Having worked with Drupal 8 in a production setting at one of the top development agencies for the last 15 months, I feel that I can responsibly say that Drupal 8 is ready for prime time. In fact, given all of the great improvements that the platform has to offer, it’s hard to think of an scenario where I would recommend Drupal 7 to a client. These include a standardized Symfony2 framework, a twig templating system, partial page caching, configuration management, layouts, and much more.
To learn more about Drupal 8’s new features, I spent a day recently at DrupalCon Baltimore, an experience that has heightened my excitement about Drupal and the future of the platform. Here are the takeaways that we got from the conference:
- Focus on Lowering the Barriers of Entry
- Core initiatives targeted at improving content authoring
- Revamped Release Cycles
- Drupal maturing in large enterprise
Opening the Flood Gates
The Driesnote was amazing as always. This one was more exciting than usual as there was a strong emphasis on the community and the shift for Drupal to become more user-friendly and lowering the barriers of entry. From a technical standpoint, the standardization on the Symfony2 framework and the addition of the twig templating system make working with Drupal more attractive to PHP developers, opening the platform up to a much wider developer market. From the content side, Dries highlighted the work being lead by Keith Jay to provide a better out-of-the-box experience to all users.
Content is King
In an ever changing market, it is important to stay ahead of the curve and adapt your organization to meet the needs of your client base. We validated a big shift that we are seeing in the market where the decision-maker is no longer the IT team – It has shifted to the marketing team. It is great to see Drupal follow this trend with the strong focus on the new core initiatives around UX, such as layouts and in-place editing. Dries also highlighted Cristina Chumillas for her work in improving the UX of several core pages.
Maintenance made easy
Another exciting announcement was around the revamp of the Drupal release cycles to make core upgrades for both minor and major versions of Drupal easier. The new 6-month cycles have been running great, and I for one am excited to see it. In this new model, functionality will slowly be deprecated (instead of removed) throughout the minor release versions as new functionality is added. This will give module developers an extended period of time to upgrade. Major releases will go one step further and remove the set of deprecated functionality to start the codebase off on a clean slate.

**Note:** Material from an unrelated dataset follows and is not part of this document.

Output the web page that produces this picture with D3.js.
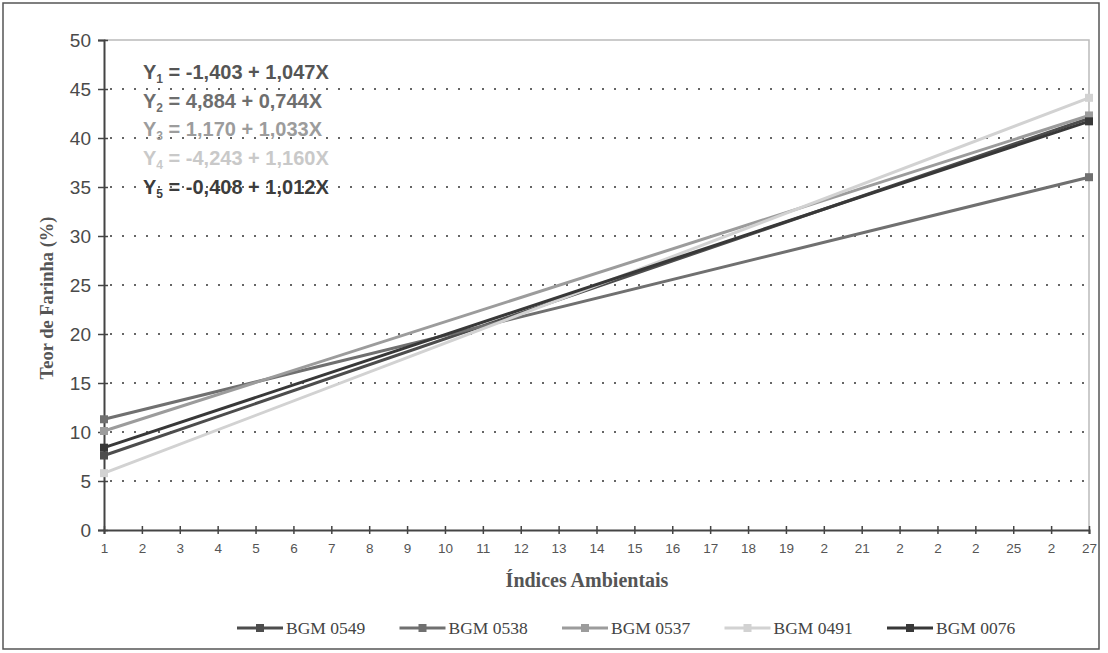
<!DOCTYPE html>
<html>
<head>
<meta charset="utf-8">
<script src="https://cdn.jsdelivr.net/npm/d3@7"></script>
<style>
  body { margin: 0; background: #fff; }
  svg { display: block; }
</style>
</head>
<body>
<div id="root"></div>
<script>
// Data
const indices = d3.range(1, 28);
const tickLabels = ['1','2','3','4','5','6','7','8','9','10','11','12','13','14','15','16','17','18','19','2','21','2','2','2','25','2','27'];
const seriesNames = ['BGM 0549', 'BGM 0538', 'BGM 0537', 'BGM 0491', 'BGM 0076'];
const endX = [1, 27];
const bgm0549 = [7.6, 42.0];
const bgm0538 = [11.3, 36.0];
const bgm0537 = [10.1, 42.3];
const bgm0491 = [5.8, 44.1];
const bgm0076 = [8.4, 41.7];
const equations = [
  ['1', ' = -1,403 + 1,047X'],
  ['2', ' = 4,884 + 0,744X'],
  ['3', ' = 1,170 + 1,033X'],
  ['4', ' = -4,243 + 1,160X'],
  ['5', ' = -0,408 + 1,012X']
];
const yTicks = [0, 5, 10, 15, 20, 25, 30, 35, 40, 45, 50];

const seriesValues = [bgm0549, bgm0538, bgm0537, bgm0491, bgm0076];
const lineColors = ['#4d4d4d', '#707070', '#9c9c9c', '#d2d2d2', '#383838'];
const eqColors = ['#555', '#6e6e6e', '#9c9c9c', '#c9c9c9', '#3c3c3c'];

// Sizes
const width = 1108;
const height = 653;
const plot = {left: 104, right: 1089, top: 40, bottom: 530};

const svg = d3.select('#root')
  .append('svg')
  .attr('width', width)
  .attr('height', height);

// outer frame
svg.append('rect')
  .attr('x', 3).attr('y', 3)
  .attr('width', 1096).attr('height', 646)
  .attr('fill', 'none')
  .attr('stroke', '#555')
  .attr('stroke-width', 1.5);

const x = d3.scaleLinear().domain([1, 27]).range([plot.left, plot.right]);
const y = d3.scaleLinear().domain([0, 50]).range([plot.bottom, plot.top]);

// dotted grid
svg.append('g')
  .selectAll('line')
  .data(yTicks.filter(d => d > 0 && d < 50))
  .enter()
    .append('line')
    .attr('x1', plot.left + 6)
    .attr('x2', plot.right)
    .attr('y1', d => y(d))
    .attr('y2', d => y(d))
    .attr('stroke', '#666')
    .attr('stroke-width', 2)
    .attr('stroke-dasharray', '2,10');

// top and right frame of the plot
svg.append('path')
  .attr('d', `M${plot.left},${plot.top}H${plot.right}V${plot.bottom}`)
  .attr('fill', 'none')
  .attr('stroke', '#bbb')
  .attr('stroke-width', 1.5);

// y axis
const yAxis = svg.append('g')
  .attr('transform', `translate(${plot.left},0)`)
  .call(d3.axisLeft(y).tickValues(yTicks).tickSize(6).tickPadding(7));
yAxis.select('.domain').attr('stroke', '#444').attr('stroke-width', 2);
yAxis.selectAll('.tick line').attr('stroke', '#444').attr('stroke-width', 1.5).attr('x2', 4).attr('x1', -6);
yAxis.selectAll('.tick text')
  .attr('font-family', 'Liberation Sans, Arial, sans-serif')
  .attr('font-size', 19)
  .attr('fill', '#4a4a4a');

// x axis
const xAxis = svg.append('g')
  .attr('transform', `translate(0,${plot.bottom})`)
  .call(d3.axisBottom(x).tickValues(indices).tickFormat((d, i) => tickLabels[i]).tickSize(4).tickPadding(9));
xAxis.select('.domain').attr('stroke', '#444').attr('stroke-width', 2);
xAxis.selectAll('.tick line').attr('stroke', '#444').attr('stroke-width', 1.5).attr('y1', -4);
xAxis.selectAll('.tick text')
  .attr('font-family', 'Liberation Sans, Arial, sans-serif')
  .attr('font-size', 13.5)
  .attr('fill', '#555');

// axis titles
svg.append('text')
  .attr('x', 587).attr('y', 587)
  .attr('text-anchor', 'middle')
  .attr('font-family', 'Liberation Serif, Times New Roman, serif')
  .attr('font-weight', 'bold')
  .attr('font-size', 20)
  .attr('fill', '#555')
  .text('Índices Ambientais');

svg.append('text')
  .attr('transform', 'translate(53,298) rotate(-90)')
  .attr('text-anchor', 'middle')
  .attr('font-family', 'Liberation Serif, Times New Roman, serif')
  .attr('font-weight', 'bold')
  .attr('font-size', 18.5)
  .attr('fill', '#555')
  .text('Teor de Farinha (%)');

// series lines
const line = d3.line()
  .x((d, i) => x(endX[i]))
  .y(d => y(d));

const series = svg.append('g')
  .selectAll('g')
  .data(seriesValues)
  .enter()
    .append('g');

series.append('path')
  .attr('d', d => line(d))
  .attr('fill', 'none')
  .attr('stroke', (d, i) => lineColors[i])
  .attr('stroke-width', 3);

series.selectAll('rect')
  .data((d, i) => d.map((v, j) => ({v, j, c: lineColors[i]})))
  .enter()
    .append('rect')
    .attr('x', d => x(endX[d.j]) - 4)
    .attr('y', d => y(d.v) - 4)
    .attr('width', 8)
    .attr('height', 8)
    .attr('fill', d => d.c);

// equations
const eq = svg.append('g')
  .selectAll('text')
  .data(equations)
  .enter()
    .append('text')
    .attr('x', 143)
    .attr('y', (d, i) => 79 + i * 28.7)
    .attr('font-family', 'Liberation Sans, Arial, sans-serif')
    .attr('font-weight', 'bold')
    .attr('font-size', 20)
    .attr('fill', (d, i) => eqColors[i]);

eq.append('tspan').text('Y');
eq.append('tspan')
  .attr('font-size', 12)
  .attr('dy', 4)
  .text(d => d[0]);
eq.append('tspan')
  .attr('dy', -4)
  .text(d => d[1]);

// legend
const legendX = d3.scaleLinear().domain([0, 4]).range([237, 887]);
const legend = svg.append('g')
  .selectAll('g')
  .data(seriesNames)
  .enter()
    .append('g')
    .attr('transform', (d, i) => `translate(${legendX(i)},628)`);

legend.append('line')
  .attr('x1', 0).attr('x2', 46)
  .attr('stroke', (d, i) => lineColors[i])
  .attr('stroke-width', 3);

legend.append('rect')
  .attr('x', 19).attr('y', -4)
  .attr('width', 8).attr('height', 8)
  .attr('fill', (d, i) => lineColors[i]);

legend.append('text')
  .attr('x', 49).attr('y', 6)
  .attr('font-family', 'Liberation Serif, Times New Roman, serif')
  .attr('font-size', 17.5)
  .attr('fill', '#444')
  .text(d => d);
</script>
</body>
</html>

Climbing the Corporate Ladder
Drupal continues to gain traction in the large enterprise space with organizations and marketing teams looking to spend more of their budgets on content and campaigns rather than recurring subscription fees. This can be validated by the uptick in features and functionality that the community is providing for Drupal 8. As the market changes, so should the technology. The greatest thing about Drupal and the community around it is that we are the ones choosing the direction of the platform. We have thousands, or even hundreds of thousands of people validating this platform in the market and pushing the direction of the platform forward.